On 5 November, when the three French columns hunting him were forced, due to lack of provisions, to withdraw and to disperse, he attacked their rearguard, defeating Semellé at the first battle of Bornos.

On 17–18 December, near the pass of Ojen, Ballasteros, at the head of 2,000 men, attacked the rearguard battalion of the siege train that had left Cádiz, headed for Tarifa. When a full brigade under Barrois turned back to counterattack, the Spanish troops retreated to San Roque.

===1812===
On 11 April 1812, he failed to take the Castle of Zahara. Two days later, one of his columns succeeded in entering Osuna but withdrew after failing to take its citadel and following reports that Soult was approaching.

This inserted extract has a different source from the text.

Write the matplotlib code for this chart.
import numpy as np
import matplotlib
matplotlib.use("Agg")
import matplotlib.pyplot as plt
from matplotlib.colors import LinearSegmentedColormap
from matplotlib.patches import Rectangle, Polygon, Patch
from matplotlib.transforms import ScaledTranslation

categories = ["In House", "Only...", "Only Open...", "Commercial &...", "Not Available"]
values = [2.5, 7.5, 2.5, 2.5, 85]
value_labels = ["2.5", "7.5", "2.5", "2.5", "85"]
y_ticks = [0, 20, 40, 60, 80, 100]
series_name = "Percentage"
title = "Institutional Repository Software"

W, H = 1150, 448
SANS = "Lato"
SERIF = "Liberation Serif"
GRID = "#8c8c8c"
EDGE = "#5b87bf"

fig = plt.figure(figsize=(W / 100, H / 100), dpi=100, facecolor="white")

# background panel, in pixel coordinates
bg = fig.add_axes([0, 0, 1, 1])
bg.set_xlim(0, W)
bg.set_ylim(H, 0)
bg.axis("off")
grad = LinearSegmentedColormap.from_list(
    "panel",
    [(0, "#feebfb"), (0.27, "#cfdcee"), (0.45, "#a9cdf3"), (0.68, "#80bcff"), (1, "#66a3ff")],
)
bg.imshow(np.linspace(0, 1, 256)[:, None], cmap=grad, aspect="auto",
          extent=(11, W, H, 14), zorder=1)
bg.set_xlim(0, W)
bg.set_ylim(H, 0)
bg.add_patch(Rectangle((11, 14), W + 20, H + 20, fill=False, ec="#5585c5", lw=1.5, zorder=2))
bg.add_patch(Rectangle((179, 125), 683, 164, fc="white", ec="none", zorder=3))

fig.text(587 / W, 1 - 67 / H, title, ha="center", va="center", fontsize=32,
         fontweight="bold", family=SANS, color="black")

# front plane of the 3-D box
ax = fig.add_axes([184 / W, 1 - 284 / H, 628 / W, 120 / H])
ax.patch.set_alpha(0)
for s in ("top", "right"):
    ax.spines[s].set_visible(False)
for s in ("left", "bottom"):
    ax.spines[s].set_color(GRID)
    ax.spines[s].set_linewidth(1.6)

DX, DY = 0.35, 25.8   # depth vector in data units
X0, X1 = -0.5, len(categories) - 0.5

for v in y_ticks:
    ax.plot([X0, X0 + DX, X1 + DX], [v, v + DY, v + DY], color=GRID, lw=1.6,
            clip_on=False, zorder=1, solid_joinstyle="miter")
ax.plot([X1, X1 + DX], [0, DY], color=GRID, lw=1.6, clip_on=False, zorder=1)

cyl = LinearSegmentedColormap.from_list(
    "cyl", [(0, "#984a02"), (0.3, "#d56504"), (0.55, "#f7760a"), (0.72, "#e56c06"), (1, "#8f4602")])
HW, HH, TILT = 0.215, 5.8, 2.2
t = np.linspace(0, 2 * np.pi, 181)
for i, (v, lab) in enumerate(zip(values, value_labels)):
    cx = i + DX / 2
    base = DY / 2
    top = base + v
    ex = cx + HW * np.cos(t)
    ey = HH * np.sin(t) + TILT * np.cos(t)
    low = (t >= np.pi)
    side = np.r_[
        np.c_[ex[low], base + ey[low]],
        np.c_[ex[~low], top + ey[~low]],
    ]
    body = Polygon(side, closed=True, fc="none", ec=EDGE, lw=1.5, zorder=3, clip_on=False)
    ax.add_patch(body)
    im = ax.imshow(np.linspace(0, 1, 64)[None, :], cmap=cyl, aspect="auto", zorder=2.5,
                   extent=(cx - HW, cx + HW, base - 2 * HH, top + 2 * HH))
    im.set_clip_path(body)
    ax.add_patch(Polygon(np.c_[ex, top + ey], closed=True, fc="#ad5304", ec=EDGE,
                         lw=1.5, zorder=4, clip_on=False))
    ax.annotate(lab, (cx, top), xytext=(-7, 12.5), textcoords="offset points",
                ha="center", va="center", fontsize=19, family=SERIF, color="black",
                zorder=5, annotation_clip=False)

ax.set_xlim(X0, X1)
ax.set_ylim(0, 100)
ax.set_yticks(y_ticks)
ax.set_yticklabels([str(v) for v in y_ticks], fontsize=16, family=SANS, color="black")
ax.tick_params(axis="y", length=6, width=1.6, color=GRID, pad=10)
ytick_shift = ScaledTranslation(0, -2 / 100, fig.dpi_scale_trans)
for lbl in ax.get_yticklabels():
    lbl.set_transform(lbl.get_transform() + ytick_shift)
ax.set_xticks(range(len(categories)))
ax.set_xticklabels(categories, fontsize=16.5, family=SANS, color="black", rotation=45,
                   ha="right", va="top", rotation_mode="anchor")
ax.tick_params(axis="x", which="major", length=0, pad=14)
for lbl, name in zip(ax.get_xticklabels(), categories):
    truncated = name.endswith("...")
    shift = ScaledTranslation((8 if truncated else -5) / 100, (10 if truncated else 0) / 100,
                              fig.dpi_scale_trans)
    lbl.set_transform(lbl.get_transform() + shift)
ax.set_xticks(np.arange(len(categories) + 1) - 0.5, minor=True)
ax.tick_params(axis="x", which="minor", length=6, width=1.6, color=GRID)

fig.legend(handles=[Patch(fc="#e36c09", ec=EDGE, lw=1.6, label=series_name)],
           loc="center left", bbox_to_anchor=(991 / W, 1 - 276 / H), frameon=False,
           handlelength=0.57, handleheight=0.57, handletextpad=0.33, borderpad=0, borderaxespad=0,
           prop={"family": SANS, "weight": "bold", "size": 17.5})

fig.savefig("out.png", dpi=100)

On the 14th, at Alhaurin, he intercepted brigadier Rey's three battalions that had left Malaga to relieve the garrison at Ronda, captured their two guns and routed them, forcing them back to Malaga.

Ballasteros was appointed commander-in-chief of the 4th Army in August 1812.

On 24 October 1812, unwilling to accept a foreigner (Wellington) as supreme commander of the Spanish Army, Ballesteros mutinied and was dismissed on 12 December and later imprisoned in Ceuta, on the North African coast.

==Post-war career==
In 1815, Fernando VII appointed him minister for War but later dismissed him and banished him to Valladolid.

=== Liberal Revolution ===

When the liberal revolution broke out in 1820, he was called back to Madrid, where on 7 March he was appointed commander-in-chief of the Army of the centre. He became vice-president of the junta provisional two days later, closing many prisons of the Holy Inquisition and restoring municipal rights.

On 7 July 1822, Ballesteros defeated the Royal Guards, preventing a coup against the Constitution. For this he was named Captain General of Madrid. In 1823, he fought the French invasion under Louis-Antoine, Duke of Angoulême in Navarra and Aragón, but he had to capitulate on 21 August 1823 in Caporla.

On 1 October 1823 Fernando VII started his campaign of repression against all who had supported the constitutional government. Ballesteros fled to Cádiz, where he embarked on a British ship for France. He spent the rest of his life in Paris, where he died in 1833.